There is no magic topology which will suit every organisation but adopting one of the positive patterns outlined below will significantly increase the likelihood of success.
Patterns for success
Dev and Ops collaboration – the ‘promised land’ of DevOps: smooth collaboration between Development and Operations teams, each specialising where needed, but also sharing where required. There are likely many separate Development teams/squads, each working on a separate or semi-separate product stack.
This pattern relies on quite substantial organisational change to establish it, and a high degree of competence in the senior technical management team. Development and Operations must have a clearly expressed and committed to a shared goal (for example ‘Delivering Reliable, Frequent Changes’). The Operations team must be comfortable pairing with Development and embrace the fundamentals (e.g. test-driven coding, Git etc.) Development, for their part must take operational features seriously and seek out Operations for input into logging implementations, and so on, all of which needs quite a culture change from the recent past.

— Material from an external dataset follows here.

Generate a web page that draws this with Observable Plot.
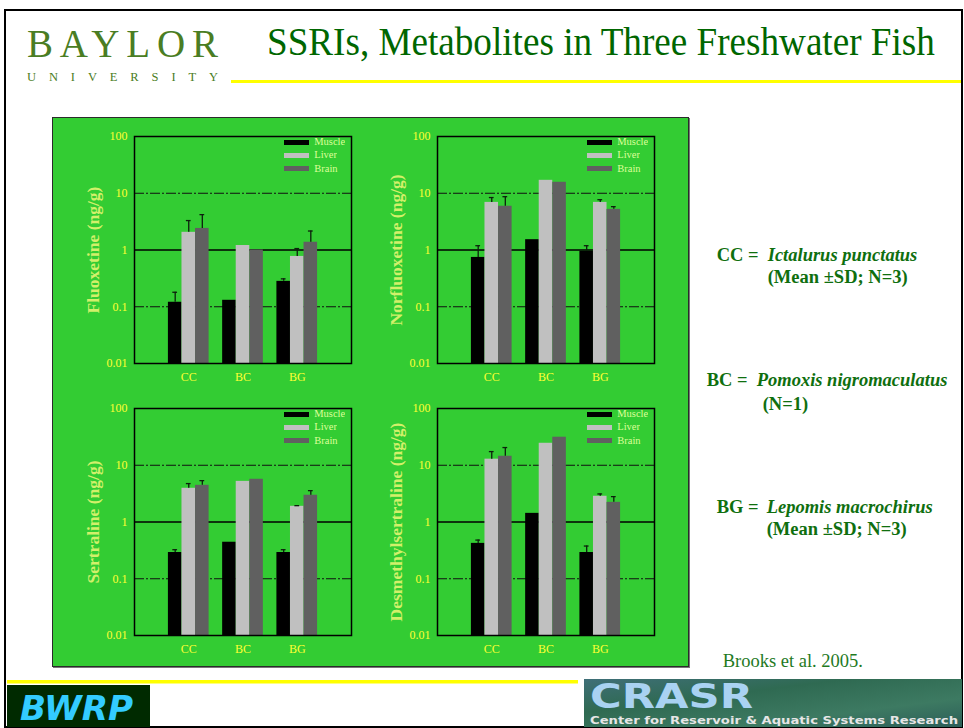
<!DOCTYPE html>
<html><head><meta charset="utf-8">
<script src="https://cdn.jsdelivr.net/npm/d3@7"></script>
<script src="https://cdn.jsdelivr.net/npm/@observablehq/plot@0.6"></script>
<style>
html,body{margin:0;padding:0;background:#fff;}
#slide{position:relative;width:964px;height:728px;overflow:hidden;font-family:"Liberation Serif","Times New Roman",serif;}
#deco{position:absolute;left:0;top:0;}
#panel{position:absolute;left:52px;top:117px;width:635px;height:548px;background:#33cc33;border:1.5px solid #2b2b2b;box-shadow:1px 1px 0 #777;}
.chart{position:absolute;width:300px;height:270px;}
.legendbox{position:absolute;left:230px;top:16px;}
.legendbox div{font-family:"Liberation Serif","Times New Roman",serif !important;font-size:10.5px !important;line-height:12.3px !important;color:#ddff99 !important;margin:0 !important;min-height:0 !important;}
</style></head><body>
<div id="slide">
<svg id="deco" width="964" height="728" font-family="Liberation Serif, Times New Roman, serif">
  <defs>
    <linearGradient id="crasrGrad" x1="0" y1="0" x2="1" y2="1">
      <stop offset="0" stop-color="#3f6f78"/>
      <stop offset="0.35" stop-color="#2f6a52"/>
      <stop offset="0.7" stop-color="#3d7a62"/>
      <stop offset="1" stop-color="#2c5e58"/>
    </linearGradient>
  </defs>
  <rect x="5" y="10" width="957" height="717" fill="none" stroke="#000" stroke-width="2"/>
  <text x="27" y="57" font-size="39" fill="#4a7d23" textLength="191" lengthAdjust="spacing">BAYLOR</text>
  <text x="27" y="81" font-size="12.5" fill="#4a7d23" textLength="191" lengthAdjust="spacing">UNIVERSITY</text>
  <g id="titleG" transform="translate(267,55)"><text id="titleT" x="0" y="0" font-size="39" fill="#006600">SSRIs, Metabolites in Three Freshwater Fish</text></g>
  <rect x="231" y="80" width="730" height="3" fill="#ffff00"/>
  <text x="716.7" y="260.7" font-weight="bold" font-size="18.5" fill="#0f6f0f">CC = <tspan x="767.7" font-style="italic">Ictalurus punctatus</tspan></text>
  <text x="767.7" y="283.3" font-weight="bold" font-size="18.5" fill="#0f6f0f">(Mean ±SD; N=3)</text>
  <text x="706.7" y="386" font-weight="bold" font-size="18.5" fill="#0f6f0f">BC = <tspan x="756.7" font-style="italic">Pomoxis nigromaculatus</tspan></text>
  <text x="762.7" y="410" font-weight="bold" font-size="18.5" fill="#0f6f0f">(N=1)</text>
  <text x="716.7" y="512.7" font-weight="bold" font-size="18.5" fill="#0f6f0f">BG = <tspan x="766.7" font-style="italic">Lepomis macrochirus</tspan></text>
  <text x="766.7" y="535" font-weight="bold" font-size="18.5" fill="#0f6f0f">(Mean ±SD; N=3)</text>
  <text x="722.7" y="667" font-size="18.5" fill="#1f7a1f">Brooks et al. 2005.</text>
  <rect x="7" y="680" width="571" height="3.5" fill="#ffff00"/>
  <rect x="7" y="685" width="143" height="42" fill="#002a00"/>
  <text x="20" y="720" font-family="DejaVu Sans Condensed, DejaVu Sans, sans-serif" font-weight="bold" font-style="italic" font-size="34" fill="#33ccff" textLength="113" lengthAdjust="spacingAndGlyphs">BWRP</text>
  <rect x="584" y="679" width="378" height="48" fill="url(#crasrGrad)"/>
  <text x="590" y="708" font-family="DejaVu Sans, sans-serif" font-weight="bold" font-size="33" fill="#a9d2f2" textLength="163" lengthAdjust="spacingAndGlyphs">CRASR</text>
  <text x="590" y="724" font-family="DejaVu Sans, sans-serif" font-weight="bold" font-size="10.5" fill="#e6e6e6" textLength="368" lengthAdjust="spacingAndGlyphs">Center for Reservoir &amp; Aquatic Systems Research</text>
</svg>
<div id="panel"></div>
<div id="c1" class="chart" style="left:54px;top:120px"></div>
<div id="c2" class="chart" style="left:357px;top:120px"></div>
<div id="c3" class="chart" style="left:54px;top:392px"></div>
<div id="c4" class="chart" style="left:357px;top:392px"></div>
</div>
<script>
const species = ["CC", "BC", "BG"];
const tissues = ["Muscle", "Liver", "Brain"];
const tissueColors = ["#000000", "#c0c0c0", "#606060"];
const yTicks = [0.01, 0.1, 1, 10, 100];
const gridDashed = [0.1, 10];
const gridSolid = [1];

// rows: species CC, BC, BG; columns: Muscle, Liver, Brain
const fluoxetineMean = [[0.12, 2.05, 2.4], [0.13, 1.2, 1.0], [0.28, 0.77, 1.37]];
const fluoxetineSD   = [[0.06, 1.25, 1.8], [null, null, null], [0.03, 0.29, 0.79]];
const norfluoxetineMean = [[0.74, 6.9, 5.9], [1.52, 16.9, 15.6], [0.95, 6.9, 5.2]];
const norfluoxetineSD   = [[0.45, 1.5, 2.8], [null, null, null], [0.24, 0.8, 0.6]];
const sertralineMean = [[0.29, 3.93, 4.43], [0.44, 5.2, 5.66], [0.29, 1.89, 2.96]];
const sertralineSD   = [[0.035, 0.82, 0.93], [null, null, null], [0.035, 0.05, 0.61]];
const desmethylMean = [[0.42, 12.8, 14.4], [1.42, 24.4, 31.2], [0.29, 2.84, 2.22]];
const desmethylSD   = [[0.06, 4.6, 6.1], [null, null, null], [0.087, 0.28, 0.58]];

const labels = ["Fluoxetine (ng/g)", "Norfluoxetine (ng/g)", "Sertraline (ng/g)", "Desmethylsertraline (ng/g)"];

// fit the slide title to its width in the reference
(function () {
  const t = document.getElementById("titleT");
  const w = t.getComputedTextLength();
  if (w > 0) document.getElementById("titleG").setAttribute("transform", `translate(267,55) scale(${668 / w},1)`);
})();

function chart(id, label, means, sds) {
  const rows = [];
  species.forEach((s, i) => tissues.forEach((t, j) =>
    rows.push({species: s, tissue: t, key: s + "|" + t, value: means[i][j], sd: sds[i][j]})));
  const errRows = rows.filter(d => d.sd != null).map(d => ({...d, upper: d.value + d.sd}));
  const keys = [];
  species.forEach((s, i) => {
    tissues.forEach(t => keys.push(s + "|" + t));
    if (i < species.length - 1) keys.push("gap" + i);
  });
  const centerKeys = species.map(s => s + "|" + tissues[1]);
  const plot = Plot.plot({
    width: 300, height: 270,
    marginLeft: 80, marginRight: 3, marginTop: 16, marginBottom: 27,
    style: {background: "transparent", color: "#ffff33", fontFamily: "Liberation Serif, Times New Roman, serif", fontSize: "12px", overflow: "visible"},
    x: {type: "band", domain: keys, paddingInner: 0, paddingOuter: 2.5, align: 0.5, round: false},
    y: {type: "log", domain: [yTicks[0], yTicks[yTicks.length - 1]]},
    color: {domain: tissues, range: tissueColors},
    marks: [
      Plot.ruleY(gridDashed, {stroke: "#111", strokeWidth: 1, strokeDasharray: "10,2,2,2"}),
      Plot.ruleY(gridSolid, {stroke: "#000", strokeWidth: 1.5}),
      Plot.barY(rows, {x: "key", y1: yTicks[0], y2: "value", fill: "tissue"}),
      Plot.ruleX(errRows, {x: "key", y1: "value", y2: "upper", stroke: "#0d200d", strokeWidth: 1.3}),
      Plot.tickY(errRows, {x: "key", y: "upper", stroke: "#0d200d", strokeWidth: 1.3, insetLeft: 4.4, insetRight: 4.4}),
      Plot.axisY({ticks: yTicks, tickFormat: d => String(d), tickSize: 0, tickPadding: 7, label: null, color: "#ffff33", fontSize: 12}),
      Plot.axisX({ticks: centerKeys, tickFormat: k => k.split("|")[0], tickSize: 0, tickPadding: 9, label: null, color: "#ffff33", fontSize: 12}),
      Plot.text([label], {text: d => d, frameAnchor: "left", textAnchor: "middle", lineAnchor: "middle", rotate: -90, dx: -41, fontWeight: "bold", fontSize: 17.5, fill: "#d2f06a"}),
      Plot.frame({stroke: "#000", strokeWidth: 1.5})
    ]
  });
  const el = document.getElementById(id);
  el.appendChild(plot);
  const leg = plot.legend("color", {legend: "swatches", columns: 1, swatchWidth: 25, swatchHeight: 5});
  const box = document.createElement("div");
  box.className = "legendbox";
  box.appendChild(leg);
  el.appendChild(box);
}

chart("c1", labels[0], fluoxetineMean, fluoxetineSD);
chart("c2", labels[1], norfluoxetineMean, norfluoxetineSD);
chart("c3", labels[2], sertralineMean, sertralineSD);
chart("c4", labels[3], desmethylMean, desmethylSD);
</script>
</body></html>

Fully shared Ops responsibilities – where Operations people have been integrated in product development teams. There is so little separation between Development and Operations that all people are highly focused on a shared purpose – this is arguably a form of Dev and Ops Collaboration pattern, but it has some special features. Organisations such as Netflix and Facebook who effectively have a single web-based product have achieved this topology, but it is not hugely applicable outside a narrow product focus, because the budgetary constraints and context-switching present in an organisation with multiple product streams are likely to force Development and Operations further apart. This topology is also called ‘NoOps‘, as there is no distinct or visible Operations team.
Ops as IaaS – organisations with a fairly traditional IT Operations department which cannot or will not change rapidly (enough), and for organisations who run all their applications in the public cloud (Azure, AWS, Verizon, etc.), it helps to treat Operations as a team who simply provides the elastic infrastructure on which applications are deployed and run. The Operations team is then directly equivalent to Azure or AWS, or Infrastructure-as-a-Service (IaaS).
A team (perhaps a virtual team) within Development then acts as a source of expertise about operational features, metrics, monitoring, provisioning, etc., and probably does most of the communication with the IaaS team. This team is still a Development team, however, following standard practices like TDD, CI, iterative development, coaching, etc. The IaaS topology trades some potential effectiveness for easier implementation, possibly deriving value more quickly than “Dev and Ops collaboration” which could be attempted at a later date. In general, this is a good half way house as part of the journey toward enhanced DevOps maturity.
DevOps as an external service – the Development team reach out to a service provider to help them build test environments and automate their infrastructure and monitoring, advising them on the kinds of operational features to implement during the software development cycles. What might be called DevOps-as-a-Service could be a useful and pragmatic way for a small organisation or team to learn about automation, monitoring, and configuration management, and then perhaps move towards a “Ops as IaaS” or even “Dev and Ops collaboration” pattern as they grow and take on more staff with operational focus.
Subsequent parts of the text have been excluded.